Not Deflation...

Discussion in 'Economics' started by PohPoh, Nov 14, 2008.

  1. This is not deflation...
    anymore than it was not record home ownership, record equity prices...all of which were artificial, nominal, and not based on reality...

    Deflation would imply a contraction of money supply....money supply is expanding at a record rate, despite money velocity collapsing...the Dollars being hoarded by Member banks is only a temporary, artificial situation. It cannot and will not last. Inflation remains fully intact - the damage is done.

    When the Dollars are released into supply, and they certainly will be, you will see what I mean...
     
  2. I have come to the same conclusion except how would the money get released off the balance sheet if they are just using it for more writedowns in the future? I am assuming that they will use it that way.
     
  3. Thank God. I'd always rather see massive inflation than massive deflation.
     
  4. empee

    empee

    I disagree:

    a) credit is being destroyed faster than created

    b) you can't force banks to lend or people to borrow. You went from a time when someone with no job no income no assets could get $300k+ loans to rational lending.

    Its deflation, everywhere you look all signs confirm it. Central banks have lost control.

    At this point, they're saving the banks (recapitalizing them) and letting everyone else burn.

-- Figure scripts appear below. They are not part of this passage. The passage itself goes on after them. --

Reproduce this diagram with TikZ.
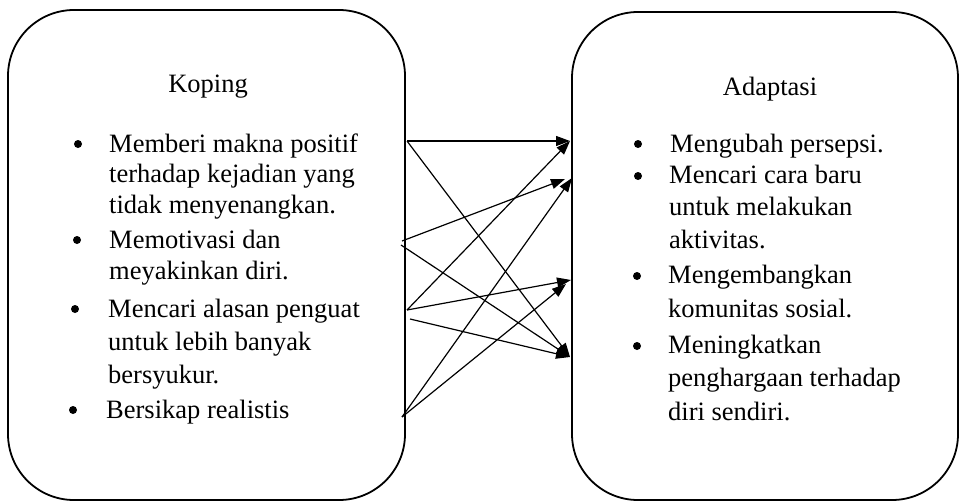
\documentclass[tikz,border=0pt]{standalone}
\usepackage{fontspec}
\setmainfont{Liberation Serif}
\usetikzlibrary{arrows.meta}
\newcommand{\lines}[1]{\begin{tabular}[t]{@{}l@{}}#1\end{tabular}}
\begin{document}
\begin{tikzpicture}[x=1pt,y=-1pt,
  panel/.style={draw, line width=1.8pt, rounded corners=66pt},
  txt/.style={inner sep=0pt, anchor=base west, font=\fontsize{26.5}{#1}\selectfont},
  txt/.default=31.5,
  head/.style={inner sep=0pt, anchor=base, font=\fontsize{26.5}{31.5}\selectfont},
  bul/.style={circle, fill, inner sep=0pt, minimum size=8pt},
  link/.style={line width=1.2pt, -{Triangle[length=14pt,width=10pt]}}]
\useasboundingbox (0,0) rectangle (960,503);

% the two rounded panels
\draw[panel] (8,10) rectangle (405,500);
\draw[panel] (572,12) rectangle (958,500);

% left panel: coping
\node[head] (koping) at (208,92) {Koping};
\node[bul] (kb1) at (78,144) {};
\node[txt=30.5] (k1) at (109,152) {\lines{Memberi makna positif\\terhadap kejadian yang\\tidak menyenangkan.}};
\node[bul] (kb2) at (77,240) {};
\node[txt=31] (k2) at (109,248) {\lines{Memotivasi dan\\meyakinkan diri.}};
\node[bul] (kb3) at (75,309) {};
\node[txt=33] (k3) at (108,317) {\lines{Mencari alasan penguat\\untuk lebih banyak\\bersyukur.}};
\node[bul] (kb4) at (73,410) {};
\node[txt] (k4) at (106,418) {Bersikap realistis};

% right panel: adaptation
\node[head] (adaptasi) at (770,95) {Adaptasi};
\node[bul] (ab1) at (638,144) {};
\node[txt] (a1) at (670,152) {Mengubah persepsi.};
\node[bul] (ab2) at (638,176) {};
\node[txt=32.5] (a2) at (669,183) {\lines{Mencari cara baru\\untuk melakukan\\aktivitas.}};
\node[bul] (ab3) at (637,276) {};
\node[txt=34] (a3) at (668,283) {\lines{Mengembangkan\\komunitas sosial.}};
\node[bul] (ab4) at (637,346) {};
\node[txt=33.5] (a4) at (668,353) {\lines{Meningkatkan\\penghargaan terhadap\\diri sendiri.}};

% connector ends
\coordinate (s1) at (407,141);
\coordinate (s2a) at (402,241);
\coordinate (s2b) at (401,245);
\coordinate (s3a) at (407,310);
\coordinate (s3b) at (410,319);
\coordinate (s4) at (402,417);
\coordinate (t1) at (570,141);
\coordinate (t2a) at (565,179);
\coordinate (t2b) at (572,178);
\coordinate (t3) at (571,280);
\coordinate (t3b) at (566,284);
\coordinate (t4) at (570,357);

% links from coping to adaptation
\draw[link] (s1) -- (t1);
\draw[link] (s1) -- (t4);
\draw[link] (s2a) -- (t2a);
\draw[link] (s2b) -- (t4);
\draw[link] (s3a) -- (t1);
\draw[link] (s3a) -- (t3);
\draw[link] (s3b) -- (t4);
\draw[link] (s4) -- (t2b);
\draw[link] (s4) -- (t3b);
\end{tikzpicture}
\end{document}
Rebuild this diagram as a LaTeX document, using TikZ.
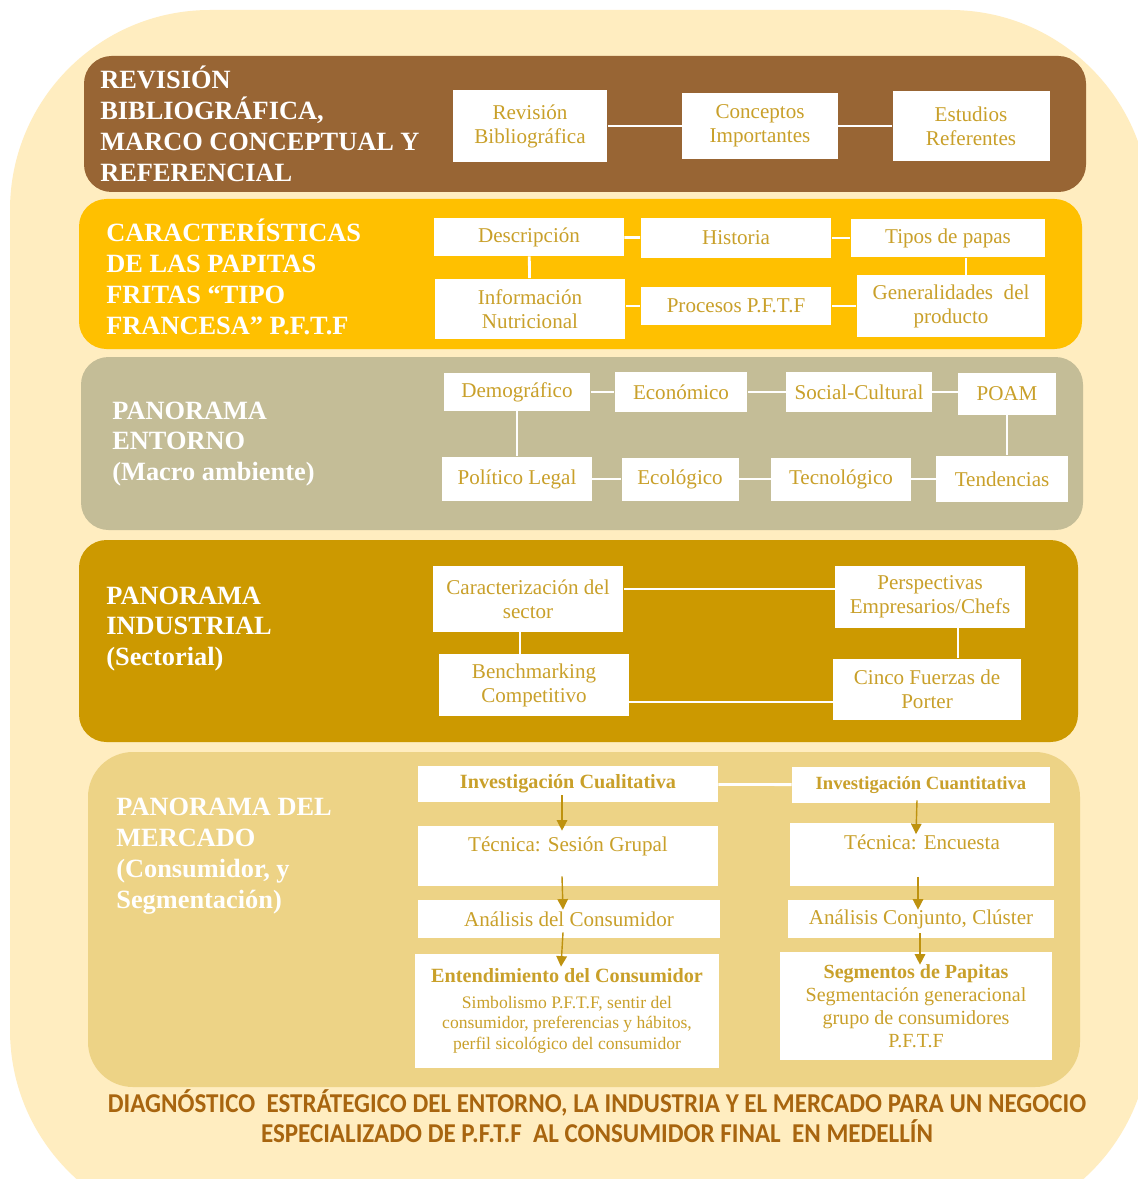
\documentclass[tikz,border=0pt]{standalone}
\usepackage{fontspec}
\setmainfont{Liberation Serif}
\newfontfamily\titlefont[FakeStretch=0.92]{Carlito}
\usetikzlibrary{positioning,calc,arrows.meta}

\definecolor{paleback}{HTML}{FFEDC0}
\definecolor{bandbrown}{HTML}{986534}
\definecolor{bandyellow}{HTML}{FFC000}
\definecolor{bandkhaki}{HTML}{C4BD97}
\definecolor{bandgold}{HTML}{CC9900}
\definecolor{bandlight}{HTML}{EDD386}
\definecolor{itemtext}{HTML}{C9A02A}
\definecolor{flowgold}{HTML}{BE920F}
\definecolor{titletext}{HTML}{A8650F}

\tikzset{
  band/.style={rounded corners=0.55cm},
  band label/.style={anchor=west,text=white,align=left,inner sep=0pt,
    font=\bfseries\fontsize{15}{17.6}\selectfont},
  item/.style={fill=white,text=itemtext,align=center,inner sep=1pt,
    font=\fontsize{12}{13.6}\selectfont},
  link/.style={draw=white,line width=1.6pt},
  flow/.style={draw=flowgold,line width=0.8pt,-{Triangle[length=6pt,width=6pt]}}
}

\begin{document}
\begin{tikzpicture}[x=0.02cm,y=-0.02cm]
  \useasboundingbox (0,0) rectangle (1138,1179);
  \clip (0,0) rectangle (1138,1179);
  \fill[white] (0,0) rectangle (1138,1179);
  \fill[paleback, rounded corners=4cm] (10,10) rectangle (1150,1230);

  % bands
  \fill[band, bandbrown] (84,56) rectangle (1086,192);
  \fill[band, bandyellow] (79,199) rectangle (1082,349);
  \fill[band, bandkhaki] (81,357) rectangle (1083,530);
  \fill[band, bandgold] (79,540) rectangle (1078,742);
  \fill[band, bandlight, rounded corners=0.9cm] (88,752) rectangle (1080,1087);

  \node[band label] (lbl1) at (100,124) {REVISIÓN\\BIBLIOGRÁFICA,\\MARCO CONCEPTUAL Y\\REFERENCIAL};
  \node[band label] (lbl2) at (106,277) {CARACTERÍSTICAS\\DE LAS PAPITAS\\FRITAS “TIPO\\FRANCESA” P.F.T.F};
  \node[band label] (lbl3) at (112,444) {PANORAMA\\ENTORNO\\(Macro ambiente)};
  \node[band label] (lbl4) at (106,629) {PANORAMA\\INDUSTRIAL\\(Sectorial)};
  \node[band label] (lbl5) at (116,856) {PANORAMA DEL\\MERCADO\\(Consumidor, y\\Segmentación)};

  % revision
  \node[item, minimum width=3.1cm, minimum height=1.44cm] (rb) at (530,126) {Revisión\\Bibliográfica};
  \node[item, minimum width=3.12cm, minimum height=1.34cm] (ci) at (760,126) {Conceptos\\Importantes};
  \node[item, minimum width=3.14cm, minimum height=1.42cm] (er) at (971,126) {Estudios\\Referentes};
  \draw[link] (rb) -- (ci);
  \draw[link] (ci) -- (er);

  % caracteristicas
  \node[item, minimum width=3.8cm, minimum height=0.76cm] (desc) at (529,237) {Descripción};
  \node[item, minimum width=3.82cm, minimum height=0.82cm] (hist) at (736,238) {Historia};
  \node[item, minimum width=3.9cm, minimum height=0.78cm] (tipos) at (948,238) {Tipos de papas};
  \node[item, minimum width=3.82cm, minimum height=1.22cm] (info) at (530,309) {Información\\Nutricional};
  \node[item, minimum width=3.82cm, minimum height=0.76cm] (proc) at (736,306) {Procesos P.F.T.F};
  \node[item, minimum width=3.78cm, minimum height=1.24cm] (gen) at (951,306) {Generalidades\ \ del\\producto};
  \draw[link] (desc) -- (hist);
  \draw[link] (hist) -- (tipos);
  \draw[link] (desc) -- (info);
  \draw[link] ([xshift=0.36cm]tipos.south) -- ([xshift=0.36cm]tipos.south |- gen.north);
  \draw[link] (info.east |- proc) -- (proc);
  \draw[link] (proc) -- (gen);

  % entorno
  \node[item, minimum width=2.94cm, minimum height=0.76cm] (dem) at (517,392) {Demográfico};
  \node[item, minimum width=2.66cm, minimum height=0.82cm] (econ) at (681,392) {Económico};
  \node[item, minimum width=2.92cm, minimum height=0.82cm] (soc) at (859,392) {Social-Cultural};
  \node[item, minimum width=1.96cm, minimum height=0.84cm] (poam) at (1007,394) {POAM};
  \node[item, minimum width=3.0cm, minimum height=0.9cm] (pol) at (517,479) {Político Legal};
  \node[item, minimum width=2.34cm, minimum height=0.86cm] (ecol) at (680,479) {Ecológico};
  \node[item, minimum width=2.8cm, minimum height=0.86cm] (tec) at (841,479) {Tecnológico};
  \node[item, minimum width=2.64cm, minimum height=0.94cm] (tend) at (1002,479) {Tendencias};
  \draw[link] (dem) -- (econ);
  \draw[link] (econ) -- (soc);
  \draw[link] (soc) -- (soc -| poam.west);
  \draw[link] (dem) -- (pol);
  \draw[link] (poam.south) -- (poam.south |- tend.north);
  \draw[link] (pol) -- (ecol);
  \draw[link] (ecol) -- (tec);
  \draw[link] (tec) -- (tend);

  % industrial
  \node[item, minimum width=3.82cm, minimum height=1.32cm] (car) at (528,599) {Caracterización del\\sector};
  \node[item, minimum width=3.8cm, minimum height=1.24cm] (per) at (930,597) {Perspectivas\\Empresarios/Chefs};
  \node[item, minimum width=3.8cm, minimum height=1.24cm] (ben) at (534,685) {Benchmarking\\Competitivo};
  \node[item, minimum width=3.76cm, minimum height=1.22cm] (cin) at (927,689) {Cinco Fuerzas de\\Porter};
  \draw[link] ([yshift=0.2cm]car.east) -- ([yshift=0.2cm]car.east -| per.west);
  \draw[link] ([xshift=-0.16cm]car.south) -- ([xshift=-0.16cm]car.south |- ben.north);
  \draw[link] ([xshift=0.56cm]per.south) -- ([xshift=0.56cm]per.south |- cin.north);
  \draw[link] ([yshift=-0.34cm]ben.east) -- ([yshift=-0.34cm]ben.east -| cin.west);

  % mercado
  \node[item, minimum width=6.0cm, minimum height=0.72cm, font=\bfseries\fontsize{11.5}{13}\selectfont] (qual) at (568,784) {Investigación Cualitativa};
  \node[item, minimum width=5.16cm, minimum height=0.72cm, font=\bfseries\fontsize{10.6}{13}\selectfont] (quan) at (921,785) {Investigación Cuantitativa};
  \node[item, minimum width=6.0cm, minimum height=1.2cm] (tg) at (568,856) {Técnica: Sesión Grupal\\ \mbox{}};
  \node[item, minimum width=5.28cm, minimum height=1.26cm] (te) at (922,854) {Técnica: Encuesta\\ \mbox{}};
  \node[item, minimum width=6.04cm, minimum height=0.76cm] (ac) at (569,919) {Análisis del Consumidor};
  \node[item, minimum width=5.32cm, minimum height=0.76cm] (acl) at (921,919) {Análisis Conjunto, Clúster};
  \node[item, minimum width=6.1cm, minimum height=2.28cm, font=\fontsize{10}{11.6}\selectfont] (ent) at (567,1011)
    {{\bfseries\fontsize{11.5}{13}\selectfont Entendimiento del Consumidor}\\[3pt]
     Simbolismo P.F.T.F, sentir del\\consumidor, preferencias y hábitos,\\perfil sicológico del consumidor};
  \node[item, minimum width=5.46cm, minimum height=2.16cm, font=\fontsize{11.4}{13.2}\selectfont] (seg) at (916,1006)
    {{\bfseries Segmentos de Papitas}\\Segmentación generacional\\grupo de consumidores\\P.F.T.F};
  \draw[link] (qual) -- (quan);
  \draw[flow] ($(qual.south)+(-6,-7)$) -- ($(tg.north)+(-6,5)$);
  \draw[flow] ($(tg.south)+(-6,-10)$) -- ($(ac.north)+(-6,10)$);
  \draw[flow] ($(ac.south)+(-6,-6)$) -- ($(ent.north)+(-6,13)$);
  \draw[flow] ($(quan.south)+(-4,-3)$) -- ($(te.north)+(-6,12)$);
  \draw[flow] ($(te.south)+(-4,-9)$) -- ($(acl.north)+(-3,10)$);
  \draw[flow] ($(acl.south)+(-1,-5)$) -- ($(seg.north)+(4,13)$);

  \node[text=titletext, align=center, font=\titlefont\bfseries\fontsize{15.5}{17}\selectfont] (title) at (597,1116)
    {DIAGNÓSTICO\ \ ESTRÁTEGICO DEL ENTORNO, LA INDUSTRIA Y EL MERCADO PARA UN NEGOCIO\\ESPECIALIZADO DE P.F.T.F\ \ AL CONSUMIDOR FINAL\ \ EN MEDELLÍN};
\end{tikzpicture}
\end{document}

    Lets see what happens when we get to zero interest rate policy (ZIRP)
     
  5. jprad

    jprad

    It all depends on where you're at on the wealth spectrum as to which one sucks.
     
  6. TGregg

    TGregg

    If nothing else, they could print 100 dollar bills all night and day. Bring back the thousand dollar bill, even. Then offer stacks of em for outstanding treasury N&Bs and pay down the debt.
     
  7. The resident ET "hyperinflation" fools naively assume that the FED will do nothing to "sterilize" these injections into the system.
     
  8. jprad

    jprad

    My understanding of the classic definition of deflation means a contraction of both money supply and credit.

    We're not at that point (yet) if that's correct.
     
  9. BVM88

    BVM88

    So was Japan's money supply during their "lost decade"
     
  10. jprad

    jprad

    The way I understand it, the Fed can't print money until after the Treasury has printed more treasury notes/bonds.

    If anything, your solution is nothing more than a swap of current liabilities for future liabilities, plus interest.

    Nothing's fixed, only deferred.


    Help me out if I've missed anything.